21/2 Vogelperspektive
Kategorie: Allgemein Von Heinrich von Grünigen um 23:13 |
Im klassischen Sinn bedeutet das Wort: dass man von schräg oben auf etwas hinunterschaut. In einem bildlicheren Sinn verstanden, kann es bedeuten, dass man beim Drüberhinwegfliegen auf etwas hinunterschaut. Und weil man dabei in der Regel ziemlich weit oben ist, können die, auf die man hinunterschaut, einem auch nichts anhaben, wenn man zum Beispiel frech ist oder sich gar erlauben sollte, auf die dort unten zu kacken.
Lieder aus der Vogelperspektive nennt sich ein unterhaltendes Programm im Untertitel, das zur Zeit und noch bis zum 3. März im Zürcher Hechtplatztheater gastiert. Heinz de Specht heisst die Darbietung, mit der drei junge, multimusikalisch sprach- und gesangsbegabte Männer auf der Bühne stehen. Es ist ein Hochgenuss, ihnen zuzuhören, und ich kann es der verehrten LeserInnenschaft nur empfehlen, rassig zu reservieren, ehe Christian Weiss, Daniel Schaub und Roman Riklin im Vogelflug weitgergezogen sind.
Ihr Liedgut signalisiert Vertrautheit. Melodisch und stimmlich erinnert es oft an das Pfannestil Chammersexdeet.
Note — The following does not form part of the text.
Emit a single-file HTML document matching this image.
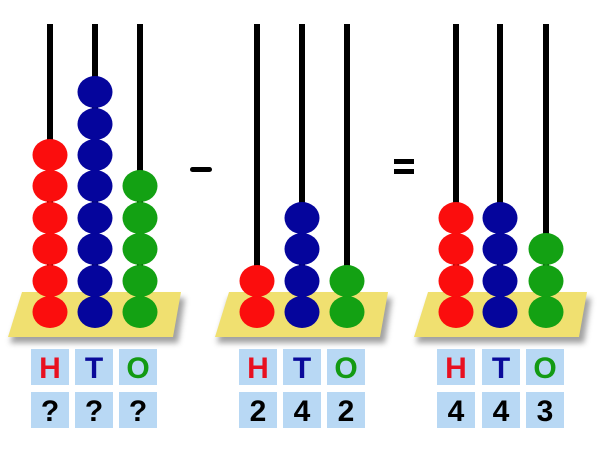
<!DOCTYPE html>
<html><head><style>
html,body{margin:0;padding:0;background:#fff;}
svg{display:block;}
text{font-family:"Liberation Sans",sans-serif;font-weight:bold;font-size:30px;text-anchor:middle;}
</style></head><body>
<svg width="600" height="450" viewBox="0 0 600 450" xmlns="http://www.w3.org/2000/svg">
<defs>
<filter id="sh" x="-10%" y="-20%" width="130%" height="160%"><feGaussianBlur stdDeviation="3"/></filter>
</defs>
<g fill="#000">
<rect x="47" y="24" width="6" height="290"/><rect x="92" y="24" width="6" height="290"/><rect x="137" y="24" width="6" height="290"/>
<rect x="254" y="24" width="6" height="290"/><rect x="299" y="24" width="6" height="290"/><rect x="344" y="24" width="6" height="290"/>
<rect x="453" y="24" width="6" height="290"/><rect x="497" y="24" width="6" height="290"/><rect x="543" y="24" width="6" height="290"/>
</g>
<g>
<polygon points="24,298 185,298 178,343 10,343" fill="#555" opacity="0.55" filter="url(#sh)"/>
<polygon points="22,292 181,292 173,337 8,337" fill="#f0e070"/>
<polygon points="229,298 392,298 385,343 217,343" fill="#555" opacity="0.55" filter="url(#sh)"/>
<polygon points="229,292 388,292 380,337 215,337" fill="#f0e070"/>
<polygon points="430,298 591,298 584,343 416,343" fill="#555" opacity="0.55" filter="url(#sh)"/>
<polygon points="428,292 587,292 579,337 414,337" fill="#f0e070"/>
</g>
<g fill="#fb0d0d">
<ellipse cx="50" cy="312" rx="17.5" ry="16"/><ellipse cx="50" cy="281" rx="17.5" ry="16"/><ellipse cx="50" cy="249" rx="17.5" ry="16"/><ellipse cx="50" cy="218" rx="17.5" ry="16"/><ellipse cx="50" cy="186" rx="17.5" ry="16"/><ellipse cx="50" cy="155" rx="17.5" ry="16"/>
<ellipse cx="257" cy="312" rx="17.5" ry="16"/><ellipse cx="257" cy="281" rx="17.5" ry="16"/>
<ellipse cx="456" cy="312" rx="17.5" ry="16"/><ellipse cx="456" cy="281" rx="17.5" ry="16"/><ellipse cx="456" cy="249" rx="17.5" ry="16"/><ellipse cx="456" cy="218" rx="17.5" ry="16"/>
</g>
<g fill="#05059c">
<ellipse cx="95" cy="312" rx="17.5" ry="16"/><ellipse cx="95" cy="281" rx="17.5" ry="16"/><ellipse cx="95" cy="249" rx="17.5" ry="16"/><ellipse cx="95" cy="218" rx="17.5" ry="16"/><ellipse cx="95" cy="186" rx="17.5" ry="16"/><ellipse cx="95" cy="155" rx="17.5" ry="16"/><ellipse cx="95" cy="124" rx="17.5" ry="16"/><ellipse cx="95" cy="92" rx="17.5" ry="16"/>
<ellipse cx="302" cy="312" rx="17.5" ry="16"/><ellipse cx="302" cy="281" rx="17.5" ry="16"/><ellipse cx="302" cy="249" rx="17.5" ry="16"/><ellipse cx="302" cy="218" rx="17.5" ry="16"/>
<ellipse cx="500" cy="312" rx="17.5" ry="16"/><ellipse cx="500" cy="281" rx="17.5" ry="16"/><ellipse cx="500" cy="249" rx="17.5" ry="16"/><ellipse cx="500" cy="218" rx="17.5" ry="16"/>
</g>
<g fill="#13a113">
<ellipse cx="140" cy="312" rx="17.5" ry="16"/><ellipse cx="140" cy="281" rx="17.5" ry="16"/><ellipse cx="140" cy="249" rx="17.5" ry="16"/><ellipse cx="140" cy="218" rx="17.5" ry="16"/><ellipse cx="140" cy="186" rx="17.5" ry="16"/>
<ellipse cx="347" cy="312" rx="17.5" ry="16"/><ellipse cx="347" cy="281" rx="17.5" ry="16"/>
<ellipse cx="546" cy="312" rx="17.5" ry="16"/><ellipse cx="546" cy="281" rx="17.5" ry="16"/><ellipse cx="546" cy="249" rx="17.5" ry="16"/>
</g>
<rect x="190" y="167" width="22" height="5" rx="2.5" fill="#000"/>
<rect x="394" y="159" width="20" height="5" fill="#000"/>
<rect x="394" y="169" width="20" height="5" fill="#000"/>
<g fill="#b8d8f4">
<rect x="31" y="349" width="38" height="36"/><rect x="75" y="349" width="38" height="36"/><rect x="119" y="349" width="38" height="36"/>
<rect x="31" y="392" width="38" height="36"/><rect x="75" y="392" width="38" height="36"/><rect x="119" y="392" width="38" height="36"/>
<rect x="239" y="349" width="38" height="36"/><rect x="283" y="349" width="38" height="36"/><rect x="327" y="349" width="38" height="36"/>
<rect x="239" y="392" width="38" height="36"/><rect x="283" y="392" width="38" height="36"/><rect x="327" y="392" width="38" height="36"/>
<rect x="437" y="349" width="38" height="36"/><rect x="482" y="349" width="38" height="36"/><rect x="526" y="349" width="38" height="36"/>
<rect x="437" y="392" width="38" height="36"/><rect x="482" y="392" width="38" height="36"/><rect x="526" y="392" width="38" height="36"/>
</g>
<g>
<text x="50" y="378" fill="#e81020">H</text><text x="94" y="378" fill="#0a0a9a">T</text><text x="138" y="378" fill="#139a13">O</text>
<text x="258" y="378" fill="#e81020">H</text><text x="302" y="378" fill="#0a0a9a">T</text><text x="346" y="378" fill="#139a13">O</text>
<text x="456" y="378" fill="#e81020">H</text><text x="501" y="378" fill="#0a0a9a">T</text><text x="545" y="378" fill="#139a13">O</text>
<text x="50" y="421" fill="#000">?</text><text x="94" y="421" fill="#000">?</text><text x="138" y="421" fill="#000">?</text>
<text x="258" y="421" fill="#000">2</text><text x="302" y="421" fill="#000">4</text><text x="346" y="421" fill="#000">2</text>
<text x="456" y="421" fill="#000">4</text><text x="501" y="421" fill="#000">4</text><text x="545" y="421" fill="#000">3</text>
</g>
</svg>
</body></html>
Und inhaltlich kommt es unverschämt bodenständig daher, mit ausgekocht trivialen Substanzen, hinter denen sich Abgründe im Alltag auftun, die wir selber schon wieder und wieder erlebt haben: am Kassenlaufband im Supermarkt, im Mietshaus mit Haus- und Waschküchenordnung, im Umgang mit Freunden und Befreundeten, im täglichen Gebrauch der kleinen Hilfsmittel…
Die Vogelperspektive zeigt von oben, wie klein und gleichsam unbedeutend doch das alles auch ist, was uns nervt… und plötzlich fliegen wir selber mit den Vögeln, dort, unter den Wolken… – Ja, einmal oder mehrmals klingt auch die Frage nach dem idealen Körper und dem Traumgewicht an, aber sie geht wieder vorbei, ist unerheblich.
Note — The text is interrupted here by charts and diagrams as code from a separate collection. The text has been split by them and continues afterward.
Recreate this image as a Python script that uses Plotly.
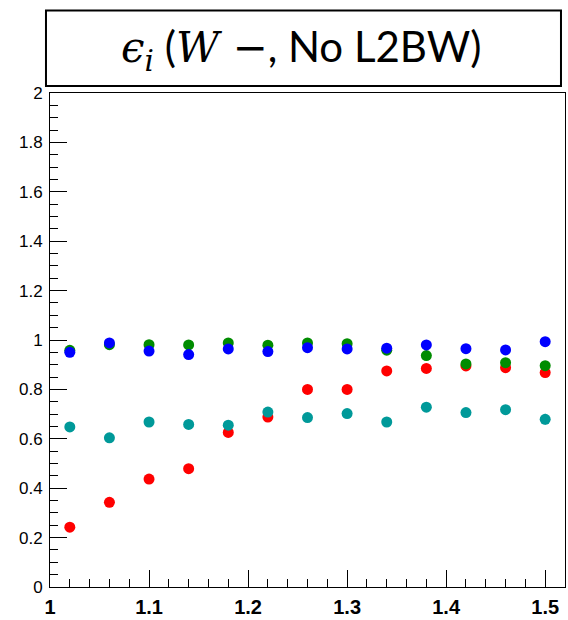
import plotly.graph_objects as go

# Bin centres (x) and efficiencies for the four selections
x_vals = [1.02, 1.06, 1.10, 1.14, 1.18, 1.22, 1.26, 1.30, 1.34, 1.38, 1.42, 1.46, 1.50]

eff_red = [0.242, 0.343, 0.437, 0.479, 0.626, 0.688, 0.800, 0.800, 0.875, 0.885, 0.895, 0.888, 0.868]
eff_green = [0.958, 0.981, 0.981, 0.980, 0.988, 0.979, 0.988, 0.985, 0.959, 0.937, 0.903, 0.908, 0.896]
eff_blue = [0.950, 0.988, 0.955, 0.941, 0.964, 0.953, 0.969, 0.964, 0.967, 0.980, 0.965, 0.960, 0.993]
eff_teal = [0.648, 0.604, 0.668, 0.658, 0.655, 0.708, 0.686, 0.702, 0.668, 0.728, 0.706, 0.718, 0.679]

err_red = [0.010, 0.010, 0.010, 0.010, 0.010, 0.010, 0.010, 0.010, 0.010, 0.012, 0.012, 0.012, 0.020]
err_green = [0.008, 0.008, 0.008, 0.008, 0.008, 0.008, 0.008, 0.008, 0.010, 0.012, 0.012, 0.012, 0.015]
err_blue = [0.008, 0.008, 0.008, 0.008, 0.008, 0.008, 0.008, 0.008, 0.010, 0.010, 0.010, 0.010, 0.012]
err_teal = [0.012, 0.012, 0.012, 0.012, 0.012, 0.012, 0.012, 0.012, 0.012, 0.015, 0.015, 0.015, 0.022]

series = [
    ("red", eff_red, err_red, "#ff0000"),
    ("green", eff_green, err_green, "#008c00"),
    ("blue", eff_blue, err_blue, "#0000ff"),
    ("teal", eff_teal, err_teal, "#009999"),
]

fig = go.Figure()
for name, yv, ev, col in series:
    fig.add_trace(go.Scatter(
        x=x_vals, y=yv, mode="markers", name=name,
        marker=dict(symbol="circle", size=11, color=col, line=dict(width=0)),
        error_y=dict(type="data", array=ev, visible=True, color=col, thickness=1, width=0),
        showlegend=False,
    ))

axis_common = dict(
    showgrid=False, zeroline=False,
    showline=True, linecolor="black", linewidth=1, mirror=True,
    ticks="inside", tickcolor="black", tickwidth=1, ticklen=17,
)

fig.update_xaxes(
    **axis_common,
    range=[1.0, 1.52], dtick=0.1, tick0=1.0,
    minor=dict(ticks="inside", dtick=0.02, ticklen=8, tickcolor="black", tickwidth=1),
    tickfont=dict(family="Liberation Sans", size=20, color="black", weight="bold"),
    ticklabelstandoff=2,
)
fig.update_yaxes(
    **axis_common,
    range=[0, 2], dtick=0.2, tick0=0,
    minor=dict(ticks="inside", dtick=0.05, ticklen=8, tickcolor="black", tickwidth=1),
    tickfont=dict(family="Liberation Sans", size=17, color="black"),
    ticklabelstandoff=3,
)

# Title box above the frame
fig.add_shape(
    type="rect", xref="paper", yref="paper",
    x0=-0.0078, x1=0.9922, y0=1.014, y1=1.167,
    line=dict(color="black", width=2), fillcolor="white",
)
math = "font-family:'DejaVu Serif'"
title_text = (
    f"<span style=\"{math}\"><i>ϵ</i><sub><i>i</i></sub></span>"
    f" (<span style=\"{math}\"><i>W</i> −</span>, No L2BW)"
)
fig.add_annotation(
    xref="paper", yref="paper", x=0.488, y=1.088,
    xanchor="center", yanchor="middle",
    text=title_text, showarrow=False,
    font=dict(family="Lato", size=42, color="black"),
)

fig.update_layout(
    width=568, height=620,
    margin=dict(l=50, r=2, t=93, b=27),
    paper_bgcolor="white", plot_bgcolor="white",
)

fig.write_html("out.html")
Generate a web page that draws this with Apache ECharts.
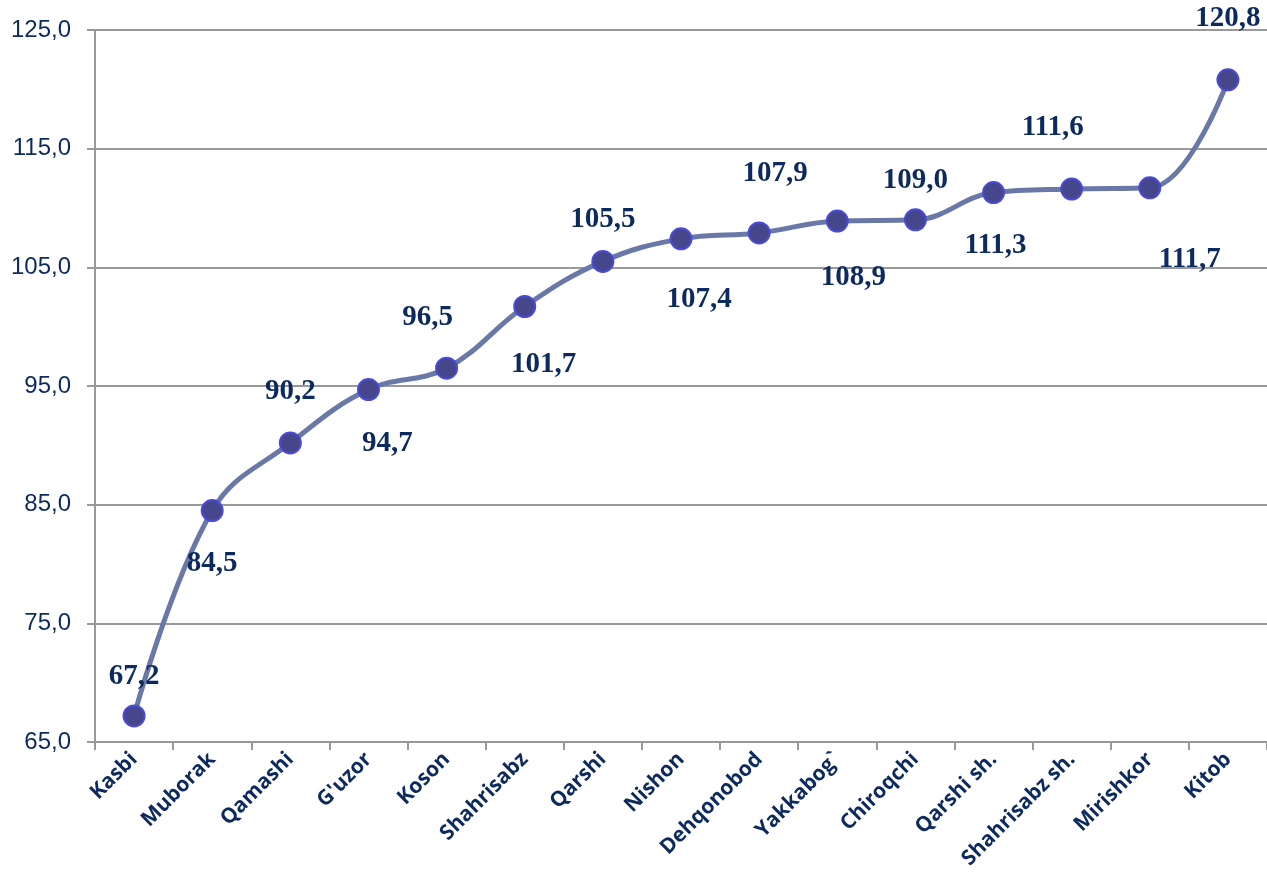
<!DOCTYPE html>
<html><head><meta charset="utf-8">
<script src="https://cdn.jsdelivr.net/npm/echarts@6/dist/echarts.min.js"></script>
<style>html,body{margin:0;padding:0;background:#fff}#c{width:1267px;height:883px}</style>
</head><body><div id="c"></div>
<script>
const categories = ["Kasbi","Muborak","Qamashi","G'uzor","Koson","Shahrisabz","Qarshi","Nishon","Dehqonobod","Yakkabog`","Chiroqchi","Qarshi sh.","Shahrisabz sh.","Mirishkor","Kitob"];
const values = [67.2,84.5,90.2,94.7,96.5,101.7,105.5,107.4,107.9,108.9,109.0,111.3,111.6,111.7,120.8];
const yTicks = {min:65, max:125, interval:10};
// label placement (presentation only)
const labelOffsets = [[0,-39],[0,53],[0,-51],[19,54],[-19,-51],[19,58],[0,-42],[18,61],[16,-59],[16,56],[0,-39],[2,53],[-19,-61],[40,72],[0,-61]];

const fmt = v => v.toFixed(1).replace('.', ',');
const chart = echarts.init(document.getElementById('c'));
chart.setOption({
  animation:false,
  grid:{left:95,right:0,top:30,bottom:141},
  xAxis:{type:'category',data:categories,boundaryGap:true,
    axisLine:{lineStyle:{color:'#999',width:2}},
    axisTick:{show:true,length:8,lineStyle:{color:'#999',width:2}},
    axisLabel:{rotate:45,margin:14,color:'#0d2a5e',fontFamily:'Open Sans',fontWeight:'bold',fontSize:21,interval:0}},
  yAxis:{type:'value',min:yTicks.min,max:yTicks.max,interval:yTicks.interval,
    axisLine:{show:true,lineStyle:{color:'#999',width:2}},
    axisTick:{show:true,length:8,lineStyle:{color:'#999',width:2}},
    splitLine:{lineStyle:{color:'#999',width:2}},
    axisLabel:{margin:24,color:'#0d2a5e',fontFamily:'Liberation Sans',fontSize:24,formatter:v=>fmt(v)}},
  series:[{type:'line',smooth:0.4,
    data:values.map((v,i)=>({value:v,label:{offset:labelOffsets[i]}})),
    lineStyle:{color:'#6a78a8',width:5},
    symbol:'circle',symbolSize:21,
    itemStyle:{color:'#46468a',borderColor:'#4a4ad6',borderWidth:2},
    label:{show:true,position:'inside',color:'#0d2a5e',fontFamily:'Liberation Serif',fontWeight:'bold',fontSize:29,formatter:p=>fmt(p.value)}
  }]
});
</script></body></html>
Am meisten hat mich ein stillen Song am Ende gepackt, neben allen Parodien und Balladen und verspielten Überraschungen: nachdem das Publikum eine Zugabe nach der andern erbettelt hatte, kam als Schlusslied, mit einer traurig-monotonen Melodie die Aufforderung an Gott, den Schöpfer, sich nichts draus zu machen, dass sein Projekt nach der Evolution aus den Fugen geraten sei… zum Glück sei er ja in seinem Game immer noch auf Level Eins und könne jederzeit einen neuen Jeton einwerfen und das Spiel nochmals beginnen. – Wenn das kein Trost ist?
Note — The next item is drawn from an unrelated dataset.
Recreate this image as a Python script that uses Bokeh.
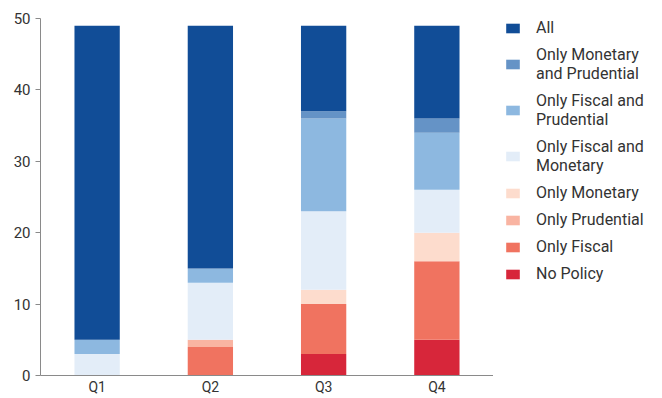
from bokeh.plotting import figure
from bokeh.layouts import row
from bokeh.models import Legend, LegendItem, FactorRange, Range1d, SingleIntervalTicker
from bokeh.embed import file_html
from bokeh.resources import INLINE

# Number of economies by policy mix, per quarter
quarters = ["Q1", "Q2", "Q3", "Q4"]
no_policy = [0, 0, 3, 5]
only_fiscal = [0, 4, 7, 11]
only_prudential = [0, 1, 0, 0]
only_monetary = [0, 0, 2, 4]
fiscal_monetary = [3, 8, 11, 6]
fiscal_prudential = [2, 2, 13, 8]
monetary_prudential = [0, 0, 1, 2]
all_policies = [44, 34, 12, 13]

series_keys = ["no_policy", "only_fiscal", "only_prudential", "only_monetary",
               "fiscal_monetary", "fiscal_prudential", "monetary_prudential", "all"]
series_labels = ["No Policy", "Only Fiscal", "Only Prudential", "Only Monetary",
                 "Only Fiscal and\nMonetary", "Only Fiscal and\nPrudential",
                 "Only Monetary\nand Prudential", "All"]
series_colors = ["#d7263a", "#f07360", "#f9b4a2", "#fddccd",
                 "#e3edf8", "#8db8e0", "#6593c6", "#114d97"]

source = dict(
    quarter=quarters,
    no_policy=no_policy,
    only_fiscal=only_fiscal,
    only_prudential=only_prudential,
    only_monetary=only_monetary,
    fiscal_monetary=fiscal_monetary,
    fiscal_prudential=fiscal_prudential,
    monetary_prudential=monetary_prudential,
    all=all_policies,
)

FONT = "Roboto"
TEXT = "#333333"
AXIS = "#8a8a8a"

p = figure(
    x_range=FactorRange(*quarters, range_padding=0),
    y_range=Range1d(0, 50),
    width=493, height=398,
    output_backend="svg", toolbar_location=None,
    min_border_left=40, min_border_right=0,
    min_border_top=18, min_border_bottom=23,
)
p.outline_line_color = None
p.xgrid.grid_line_color = None
p.ygrid.grid_line_color = None

p.vbar_stack(series_keys, x="quarter", width=0.4, source=source,
             color=series_colors, line_color=None)

# axes
p.yaxis.ticker = SingleIntervalTicker(interval=10)
p.yaxis.minor_tick_line_color = None
p.yaxis.major_tick_in = 0
p.yaxis.major_tick_out = 5
p.yaxis.axis_line_color = AXIS
p.yaxis.major_tick_line_color = AXIS
p.yaxis.major_label_text_font = FONT
p.yaxis.major_label_text_font_size = "15px"
p.yaxis.major_label_text_color = TEXT
p.yaxis.major_label_standoff = 5

p.xaxis.axis_line_color = AXIS
p.xaxis.major_tick_line_color = None
p.xaxis.major_tick_in = 0
p.xaxis.major_tick_out = 0
p.xaxis.minor_tick_line_color = None
p.xaxis.major_label_text_font = FONT
p.xaxis.major_label_text_font_size = "14px"
p.xaxis.major_label_text_color = TEXT
p.xaxis.major_label_standoff = 3

# key panel beside the chart; its swatch renderers hold no visible points
key = figure(width=169, height=398, output_backend="svg", toolbar_location=None,
             min_border=0, min_border_left=11, min_border_top=11,
             x_range=Range1d(0, 1), y_range=Range1d(0, 1))
key.axis.visible = False
key.grid.visible = False
key.outline_line_color = None

nan = float("nan")
swatches = [key.rect(x=[nan], y=[nan], width=1, height=1, color=c, line_color=None)
            for c in series_colors]
items = [LegendItem(label=lab, renderers=[r])
         for lab, r in zip(series_labels, swatches)][::-1]
legend = Legend(items=items, location="top_left")
legend.glyph_width = 17
legend.glyph_height = 12
legend.label_standoff = 15
legend.label_text_font = FONT
legend.label_text_font_size = "16px"
legend.label_text_color = TEXT
legend.spacing = 8
legend.padding = 14
legend.margin = 0
legend.border_line_color = None
legend.background_fill_alpha = 0
key.add_layout(legend, "center")

open("out.html", "w").write(file_html(row(p, key), INLINE))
Ja – irgendwie tröstend ist’s…
aber so wie ich unseren und unserer Erde Schöpfer kennen gelernt habe, möchte er gerne mit uns Geschichte machen – und wartet zu mit dem neuen Jeton einwerfen.
Sehen wir uns am Montag im King’sKurry, dann könnten wir (wieder mal) austauschen und auch gemeinsam nach- und weiterdenken(ferienbedingt im etwas kleineren Kreis)?